> Written request
From the entries below, gather every line containing the string "this".

....

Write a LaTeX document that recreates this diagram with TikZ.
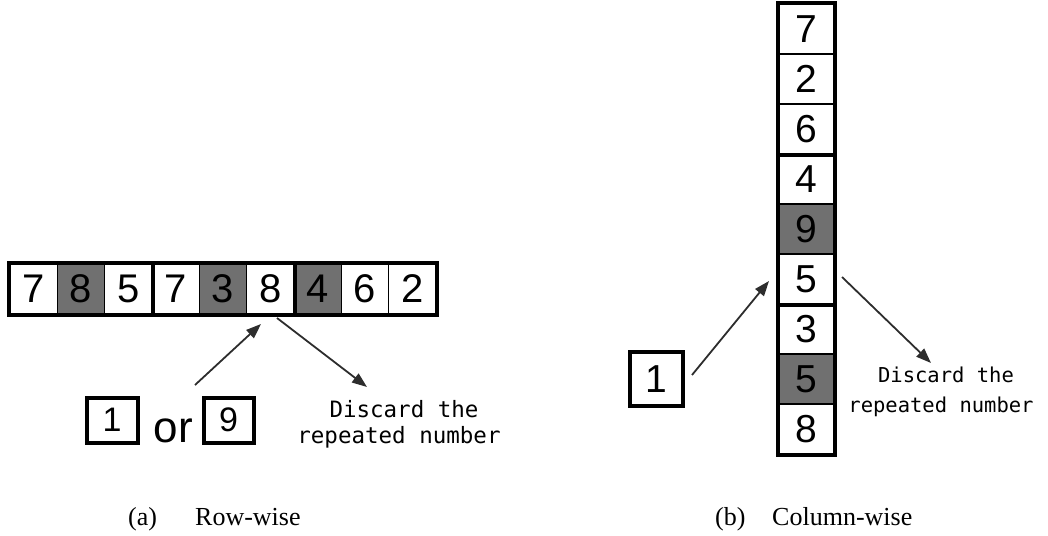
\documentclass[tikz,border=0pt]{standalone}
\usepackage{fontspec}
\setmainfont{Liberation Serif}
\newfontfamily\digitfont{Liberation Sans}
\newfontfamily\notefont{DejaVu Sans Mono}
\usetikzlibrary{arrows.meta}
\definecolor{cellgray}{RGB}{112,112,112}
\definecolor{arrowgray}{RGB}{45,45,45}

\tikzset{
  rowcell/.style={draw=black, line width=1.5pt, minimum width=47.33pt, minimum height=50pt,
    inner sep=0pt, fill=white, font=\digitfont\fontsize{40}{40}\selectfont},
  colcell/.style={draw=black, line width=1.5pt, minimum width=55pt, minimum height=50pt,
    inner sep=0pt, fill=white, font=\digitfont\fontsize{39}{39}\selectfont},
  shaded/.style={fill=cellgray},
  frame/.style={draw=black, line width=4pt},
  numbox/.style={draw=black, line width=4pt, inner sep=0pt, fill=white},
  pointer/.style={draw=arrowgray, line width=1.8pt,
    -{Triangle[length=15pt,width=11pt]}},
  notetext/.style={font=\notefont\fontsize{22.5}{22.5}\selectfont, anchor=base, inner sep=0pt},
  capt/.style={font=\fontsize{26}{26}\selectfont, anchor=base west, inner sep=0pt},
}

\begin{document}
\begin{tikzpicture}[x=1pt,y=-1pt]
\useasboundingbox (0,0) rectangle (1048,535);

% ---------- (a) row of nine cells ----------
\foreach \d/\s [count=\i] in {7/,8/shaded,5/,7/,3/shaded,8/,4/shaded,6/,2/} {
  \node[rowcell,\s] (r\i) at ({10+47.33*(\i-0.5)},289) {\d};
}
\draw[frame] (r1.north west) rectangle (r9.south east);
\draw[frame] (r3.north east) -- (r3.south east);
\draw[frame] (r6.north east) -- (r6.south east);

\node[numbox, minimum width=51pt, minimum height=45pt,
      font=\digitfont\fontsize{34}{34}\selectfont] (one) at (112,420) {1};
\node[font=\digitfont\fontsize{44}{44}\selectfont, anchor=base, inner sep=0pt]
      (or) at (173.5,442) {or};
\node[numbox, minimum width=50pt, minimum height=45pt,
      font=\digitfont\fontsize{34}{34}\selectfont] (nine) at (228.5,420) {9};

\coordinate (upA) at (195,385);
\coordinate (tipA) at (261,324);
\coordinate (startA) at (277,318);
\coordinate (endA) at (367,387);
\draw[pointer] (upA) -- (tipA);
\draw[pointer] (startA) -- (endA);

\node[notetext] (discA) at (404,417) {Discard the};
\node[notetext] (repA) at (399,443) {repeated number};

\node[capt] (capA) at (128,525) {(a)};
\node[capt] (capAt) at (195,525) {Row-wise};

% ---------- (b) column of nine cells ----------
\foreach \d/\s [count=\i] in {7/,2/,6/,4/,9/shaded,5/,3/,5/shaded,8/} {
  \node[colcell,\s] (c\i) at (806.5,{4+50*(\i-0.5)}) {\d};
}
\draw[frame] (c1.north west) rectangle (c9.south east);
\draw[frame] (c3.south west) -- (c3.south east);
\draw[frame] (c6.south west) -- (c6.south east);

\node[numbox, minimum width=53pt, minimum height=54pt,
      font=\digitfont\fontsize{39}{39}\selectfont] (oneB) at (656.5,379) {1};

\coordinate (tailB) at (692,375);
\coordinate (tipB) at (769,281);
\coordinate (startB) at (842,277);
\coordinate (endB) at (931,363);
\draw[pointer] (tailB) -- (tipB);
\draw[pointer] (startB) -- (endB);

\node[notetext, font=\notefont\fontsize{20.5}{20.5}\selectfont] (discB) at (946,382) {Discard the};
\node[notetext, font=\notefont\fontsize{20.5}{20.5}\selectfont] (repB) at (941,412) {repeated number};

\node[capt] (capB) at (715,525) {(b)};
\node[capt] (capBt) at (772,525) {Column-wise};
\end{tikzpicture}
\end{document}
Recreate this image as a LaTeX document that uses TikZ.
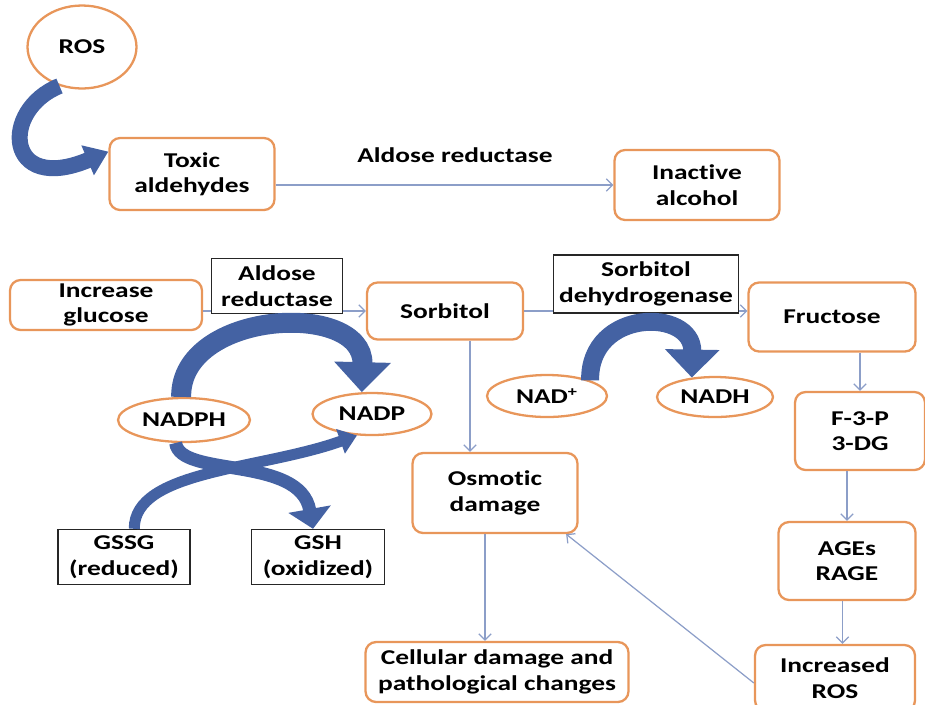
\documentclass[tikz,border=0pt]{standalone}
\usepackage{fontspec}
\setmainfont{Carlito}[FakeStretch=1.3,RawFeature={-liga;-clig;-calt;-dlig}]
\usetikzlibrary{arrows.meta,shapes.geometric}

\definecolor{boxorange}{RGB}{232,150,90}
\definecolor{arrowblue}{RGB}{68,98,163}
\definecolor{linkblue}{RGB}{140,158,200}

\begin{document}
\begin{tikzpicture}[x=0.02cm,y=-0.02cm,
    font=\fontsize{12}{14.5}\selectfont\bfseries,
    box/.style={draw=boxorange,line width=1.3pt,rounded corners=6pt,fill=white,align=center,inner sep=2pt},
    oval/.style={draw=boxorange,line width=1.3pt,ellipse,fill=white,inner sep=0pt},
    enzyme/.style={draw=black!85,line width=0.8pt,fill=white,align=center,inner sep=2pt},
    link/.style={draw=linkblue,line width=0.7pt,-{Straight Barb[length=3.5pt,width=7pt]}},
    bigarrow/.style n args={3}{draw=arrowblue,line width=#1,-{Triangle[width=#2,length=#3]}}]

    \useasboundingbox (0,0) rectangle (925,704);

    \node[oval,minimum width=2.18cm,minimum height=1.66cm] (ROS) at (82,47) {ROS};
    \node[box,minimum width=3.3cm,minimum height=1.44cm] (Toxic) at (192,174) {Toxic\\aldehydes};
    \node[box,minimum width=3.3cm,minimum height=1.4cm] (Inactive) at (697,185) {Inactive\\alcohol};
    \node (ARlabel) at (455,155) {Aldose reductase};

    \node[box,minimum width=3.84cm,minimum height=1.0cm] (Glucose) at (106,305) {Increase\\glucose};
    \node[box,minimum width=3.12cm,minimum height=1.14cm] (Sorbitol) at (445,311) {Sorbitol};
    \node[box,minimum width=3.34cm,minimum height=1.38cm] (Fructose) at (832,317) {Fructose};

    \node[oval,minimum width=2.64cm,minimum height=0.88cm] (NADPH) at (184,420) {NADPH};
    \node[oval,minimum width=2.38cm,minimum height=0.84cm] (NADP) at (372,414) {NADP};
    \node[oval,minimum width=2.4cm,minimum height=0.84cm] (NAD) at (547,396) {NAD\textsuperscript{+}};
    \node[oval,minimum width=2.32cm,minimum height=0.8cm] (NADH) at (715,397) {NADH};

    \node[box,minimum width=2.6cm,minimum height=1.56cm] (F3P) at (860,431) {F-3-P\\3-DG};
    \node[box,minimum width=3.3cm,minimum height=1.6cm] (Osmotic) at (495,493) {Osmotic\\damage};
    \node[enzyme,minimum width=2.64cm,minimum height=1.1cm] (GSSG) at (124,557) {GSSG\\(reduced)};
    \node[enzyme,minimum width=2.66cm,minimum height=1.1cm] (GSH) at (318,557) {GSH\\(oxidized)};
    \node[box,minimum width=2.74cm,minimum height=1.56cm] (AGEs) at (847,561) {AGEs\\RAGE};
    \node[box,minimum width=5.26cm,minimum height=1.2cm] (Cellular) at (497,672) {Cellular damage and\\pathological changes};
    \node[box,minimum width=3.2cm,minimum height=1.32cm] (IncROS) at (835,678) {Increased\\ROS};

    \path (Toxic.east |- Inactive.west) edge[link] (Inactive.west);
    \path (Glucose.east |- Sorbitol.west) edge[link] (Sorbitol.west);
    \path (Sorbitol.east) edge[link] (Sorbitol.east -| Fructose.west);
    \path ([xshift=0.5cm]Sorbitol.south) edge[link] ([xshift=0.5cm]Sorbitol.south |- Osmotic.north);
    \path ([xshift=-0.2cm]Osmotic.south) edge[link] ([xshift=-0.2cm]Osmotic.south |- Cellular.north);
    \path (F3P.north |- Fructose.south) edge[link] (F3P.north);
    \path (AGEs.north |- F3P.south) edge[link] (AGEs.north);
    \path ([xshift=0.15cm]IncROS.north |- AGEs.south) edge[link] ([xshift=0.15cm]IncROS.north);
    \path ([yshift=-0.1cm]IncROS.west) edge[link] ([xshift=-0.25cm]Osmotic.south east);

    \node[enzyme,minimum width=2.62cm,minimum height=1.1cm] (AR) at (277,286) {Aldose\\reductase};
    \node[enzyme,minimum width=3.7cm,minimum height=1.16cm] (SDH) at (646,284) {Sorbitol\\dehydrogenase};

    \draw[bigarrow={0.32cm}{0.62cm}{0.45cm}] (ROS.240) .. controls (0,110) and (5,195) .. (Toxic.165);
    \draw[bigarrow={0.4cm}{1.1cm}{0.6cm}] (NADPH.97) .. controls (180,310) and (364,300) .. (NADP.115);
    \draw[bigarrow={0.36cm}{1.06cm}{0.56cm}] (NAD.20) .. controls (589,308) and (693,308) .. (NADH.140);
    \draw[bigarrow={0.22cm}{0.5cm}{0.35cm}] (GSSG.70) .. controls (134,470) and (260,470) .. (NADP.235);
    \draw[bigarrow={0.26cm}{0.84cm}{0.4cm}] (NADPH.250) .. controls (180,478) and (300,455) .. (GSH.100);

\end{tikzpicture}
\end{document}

....

> The solution
Write a LaTeX document that recreates this diagram with TikZ.
Recreate this image as a LaTeX document that uses TikZ.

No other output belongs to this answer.